Hollow NiCo2O4 nanospheres supported on N-doped carbon nanowebs as efficient bifunctional catalyst for rechargeable and flexible Zn-air batteries

Abstract

A novel NiCo2O4/N-doped carbon nanowebs serving as a bifunctional electrocatalyst, consisting of hollow NiCo2O4 nanospheres and N-doped carbon nanowebs are prepared through a liquid-phase synthesis method accompanied by subsequent heat treatment. The N-doped carbon nanowebs mainly contribute to the high activity for oxygen reduction reaction, whereas the NiCo2O4 nanospheres act as an active phase for oxygen evolution reaction. The electrocatalytic performance is promoted by the synergistic effect between NiCo2O4 and N-doped carbon nanowebs. Benefiting from the hollow and N-doped structure with merits of more activity sites, fast charge and mass transport, the NiCo2O4/N-doped carbon nanowebs exhibit an excellent bifunctional catalytic activity, high selectivity of the apparent 4e− pathway, small ΔE values and long-term durability.
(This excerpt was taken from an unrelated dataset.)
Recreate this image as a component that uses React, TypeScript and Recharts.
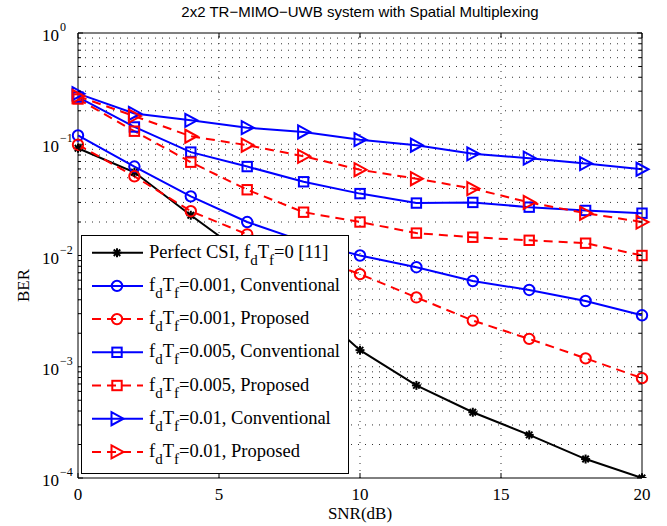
import React from 'react';
import { LineChart, Line, XAxis, YAxis, ReferenceLine, ReferenceArea } from 'recharts';

const snr = [0, 2, 4, 6, 8, 10, 12, 14, 16, 18, 20];

const perfectCsi = [0.092, 0.056, 0.023, 0.0098, 0.004, 0.00141, 0.00068, 0.00039, 0.000244, 0.000148, 0.0001];
const conv001 = [0.12, 0.063, 0.034, 0.02, 0.0134, 0.01, 0.00785, 0.0059, 0.0049, 0.0039, 0.0029];
const prop001 = [0.099, 0.0515, 0.025, 0.0155, 0.0103, 0.0068, 0.0042, 0.0026, 0.00178, 0.00119, 0.00079];
const conv005 = [0.265, 0.143, 0.085, 0.063, 0.046, 0.036, 0.0296, 0.03, 0.0272, 0.0254, 0.024];
const prop005 = [0.255, 0.131, 0.069, 0.039, 0.0245, 0.02, 0.0159, 0.0146, 0.0137, 0.0129, 0.01];
const conv01 = [0.285, 0.189, 0.164, 0.141, 0.129, 0.11, 0.098, 0.082, 0.075, 0.067, 0.0596];
const prop01 = [0.27, 0.179, 0.118, 0.098, 0.078, 0.059, 0.049, 0.04, 0.03, 0.024, 0.02];

const xTicks = [0, 5, 10, 15, 20];
const yTicks = [1e-4, 1e-3, 1e-2, 1e-1, 1];
const yExponents = ['−4', '−3', '−2', '−1', '0'];

const title = '2x2 TR−MIMO−UWB system with Spatial Multiplexing';

// minor log grid: 2..9 inside every decade
const minorY: number[] = [];
yTicks.slice(0, -1).forEach((d) => {
    for (let k = 2; k <= 9; k++) minorY.push(d * k);
});
const allY = [...yTicks, ...minorY].sort((a, b) => a - b);

type MarkerKind = 'star' | 'circle' | 'square' | 'tri';

const series = [
    { key: 'perfect', values: perfectCsi, color: '#000000', dashed: false, marker: 'star' as MarkerKind, fd: '0 [11]', pre: 'Perfect CSI, ' },
    { key: 'conv001', values: conv001, color: '#0000ff', dashed: false, marker: 'circle' as MarkerKind, fd: '0.001, Conventional', pre: '' },
    { key: 'prop001', values: prop001, color: '#ff0000', dashed: true, marker: 'circle' as MarkerKind, fd: '0.001, Proposed', pre: '' },
    { key: 'conv005', values: conv005, color: '#0000ff', dashed: false, marker: 'square' as MarkerKind, fd: '0.005, Conventional', pre: '' },
    { key: 'prop005', values: prop005, color: '#ff0000', dashed: true, marker: 'square' as MarkerKind, fd: '0.005, Proposed', pre: '' },
    { key: 'conv01', values: conv01, color: '#0000ff', dashed: false, marker: 'tri' as MarkerKind, fd: '0.01, Conventional', pre: '' },
    { key: 'prop01', values: prop01, color: '#ff0000', dashed: true, marker: 'tri' as MarkerKind, fd: '0.01, Proposed', pre: '' },
];

const data = snr.map((s, i) => {
    const row: Record<string, number> = { snr: s };
    series.forEach((sr) => {
        row[sr.key] = sr.values[i];
    });
    return row;
});

const PLOT_LEFT = 78;
const PLOT_RIGHT = 642;
const PLOT_TOP = 33;
const PLOT_BOTTOM = 478;
const DASH = '9 6';
const GRID_DASH = '1 6';
const SERIF = '"Liberation Serif", "Times New Roman", serif';

const Marker = ({ kind, cx, cy, color }: { kind: MarkerKind; cx: number; cy: number; color: string }) => {
    if (kind === 'star') {
        const r = 4.5;
        const d = r * 0.72;
        return (
            <g stroke={color} strokeWidth={2}>
                <line x1={cx - r} y1={cy} x2={cx + r} y2={cy} />
                <line x1={cx} y1={cy - r} x2={cx} y2={cy + r} />
                <line x1={cx - d} y1={cy - d} x2={cx + d} y2={cy + d} />
                <line x1={cx - d} y1={cy + d} x2={cx + d} y2={cy - d} />
            </g>
        );
    }
    if (kind === 'circle') {
        return <circle cx={cx} cy={cy} r={5.2} fill="none" stroke={color} strokeWidth={2} />;
    }
    if (kind === 'square') {
        return <rect x={cx - 4.7} y={cy - 4.7} width={9.4} height={9.4} fill="none" stroke={color} strokeWidth={2} />;
    }
    return (
        <polygon
            points={`${cx - 5.5},${cy - 6.5} ${cx + 6.5},${cy} ${cx - 5.5},${cy + 6.5}`}
            fill="none"
            stroke={color}
            strokeWidth={2}
            strokeLinejoin="miter"
        />
    );
};

const YTick = (props: any) => {
    const { y, payload } = props;
    const v = payload.value;
    const idx = yTicks.findIndex((t) => Math.abs(t - v) / t < 1e-6);
    const len = idx >= 0 ? 5 : 3;
    return (
        <g>
            <line x1={PLOT_LEFT} y1={y} x2={PLOT_LEFT + len} y2={y} stroke="#000" />
            <line x1={PLOT_RIGHT - len} y1={y} x2={PLOT_RIGHT} y2={y} stroke="#000" />
            {idx >= 0 && (
                <text x={PLOT_LEFT - 36} y={y + 8} fontFamily={SERIF} fontSize={17} fill="#000">
                    10
                    <tspan fontSize={12} dx={1} dy={-10}>
                        {yExponents[idx]}
                    </tspan>
                </text>
            )}
        </g>
    );
};

const XTick = (props: any) => {
    const { x, payload } = props;
    return (
        <g>
            <line x1={x} y1={PLOT_BOTTOM} x2={x} y2={PLOT_BOTTOM - 5} stroke="#000" />
            <line x1={x} y1={PLOT_TOP} x2={x} y2={PLOT_TOP + 5} stroke="#000" />
            <text x={x} y={PLOT_BOTTOM + 22} textAnchor="middle" fontFamily={SERIF} fontSize={17} fill="#000">
                {payload.value}
            </text>
        </g>
    );
};

const LegendBox = () => {
    const rowH = 33.2;
    return (
        <svg
            width={268}
            height={240}
            style={{ position: 'absolute', left: 81, top: 235 }}
        >
            <rect x={0.5} y={0.5} width={267} height={238} fill="#fff" stroke="#000" />
            {series.map((s, i) => {
                const cy = 17.7 + i * rowH;
                return (
                    <g key={s.key}>
                        <line
                            x1={11}
                            y1={cy}
                            x2={62}
                            y2={cy}
                            stroke={s.color}
                            strokeWidth={2}
                            strokeDasharray={s.dashed ? '9 6' : undefined}
                        />
                        <Marker kind={s.marker} cx={36} cy={cy} color={s.color} />
                        <text x={68} y={cy + 5} fontFamily={SERIF} fontSize={18.5} fill="#000">
                            {s.pre}f
                            <tspan fontSize={15} dy={7}>d</tspan>
                            <tspan dy={-7}>T</tspan>
                            <tspan fontSize={15} dy={7}>f</tspan>
                            <tspan dy={-7}>={s.fd}</tspan>
                        </text>
                    </g>
                );
            })}
        </svg>
    );
};

export default function App() {
    return (
        <div style={{ position: 'absolute', left: 0, top: 0, width: 667, height: 526, background: '#fff' }}>
            <div
                style={{
                    position: 'absolute',
                    left: PLOT_LEFT,
                    width: PLOT_RIGHT - PLOT_LEFT,
                    top: 3,
                    textAlign: 'center',
                    fontFamily: '"Liberation Sans", Arial, sans-serif',
                    fontSize: 15,
                    color: '#000',
                }}
            >
                {title}
            </div>
            <LineChart width={667} height={526} data={data} margin={{ top: 33, right: 25, bottom: 0, left: 0 }}>
                {minorY.concat(yTicks.slice(1, -1)).map((v) => (
                    <ReferenceLine key={`h${v}`} y={v} stroke="#333" strokeDasharray={GRID_DASH} />
                ))}
                {xTicks.slice(1, -1).map((v) => (
                    <ReferenceLine key={`v${v}`} x={v} stroke="#333" strokeDasharray={GRID_DASH} />
                ))}
                <ReferenceArea x1={0} x2={20} y1={1e-4} y2={1} fill="none" stroke="#000" strokeWidth={1} />
                <XAxis
                    dataKey="snr"
                    type="number"
                    domain={[0, 20]}
                    ticks={xTicks}
                    interval={0}
                    height={48}
                    axisLine={false}
                    tickLine={false}
                    tickSize={0}
                    tickMargin={0}
                    tick={<XTick />}
                    label={{ value: 'SNR(dB)', position: 'insideBottom', offset: 7, fontFamily: SERIF, fontSize: 17, fill: '#000' }}
                />
                <YAxis
                    scale="log"
                    domain={[1e-4, 1]}
                    allowDataOverflow
                    ticks={allY}
                    interval={0}
                    width={78}
                    axisLine={false}
                    tickLine={false}
                    tickSize={0}
                    tickMargin={0}
                    tick={<YTick />}
                    label={{
                        content: (p: any) => {
                            const vb = p.viewBox;
                            const cx = 23;
                            const cy = vb.y + vb.height / 2 + 30;
                            return (
                                <text
                                    x={cx}
                                    y={cy}
                                    transform={`rotate(-90 ${cx} ${cy})`}
                                    textAnchor="middle"
                                    dominantBaseline="central"
                                    fontFamily={SERIF}
                                    fontSize={17}
                                    fill="#000"
                                >
                                    BER
                                </text>
                            );
                        },
                    }}
                />
                {series.map((s) => (
                    <Line
                        key={s.key}
                        dataKey={s.key}
                        type="linear"
                        stroke={s.color}
                        strokeWidth={2}
                        strokeDasharray={s.dashed ? DASH : undefined}
                        isAnimationActive={false}
                        activeDot={false}
                        dot={(p: any) => (
                            <Marker key={`${s.key}-${p.index}`} kind={s.marker} cx={p.cx} cy={p.cy} color={s.color} />
                        )}
                    />
                ))}
            </LineChart>
            <LegendBox />
        </div>
    );
}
Rechargeable Zn-air batteries using NiCo2O4/N-doped carbon nanowebs as catalyst display a lower overpotential, a high capacity (826.9 mAh g−1), a high energy density (954.2 Wh Kg−1) and long-term stability (600 cycles at 5 mA cm−2), when compared to commercial Pt/C + Ir/C. Furthermore, the NiCo2O4/N-doped carbon nanowebs is directly used as air catalyst in flexible Zn-air batteries, which also exhibit superior flexibility and cycling stability. This work provide a new method for developing highly efficiency electrocatalyst, rechargeable and flexible Zn-air batteries.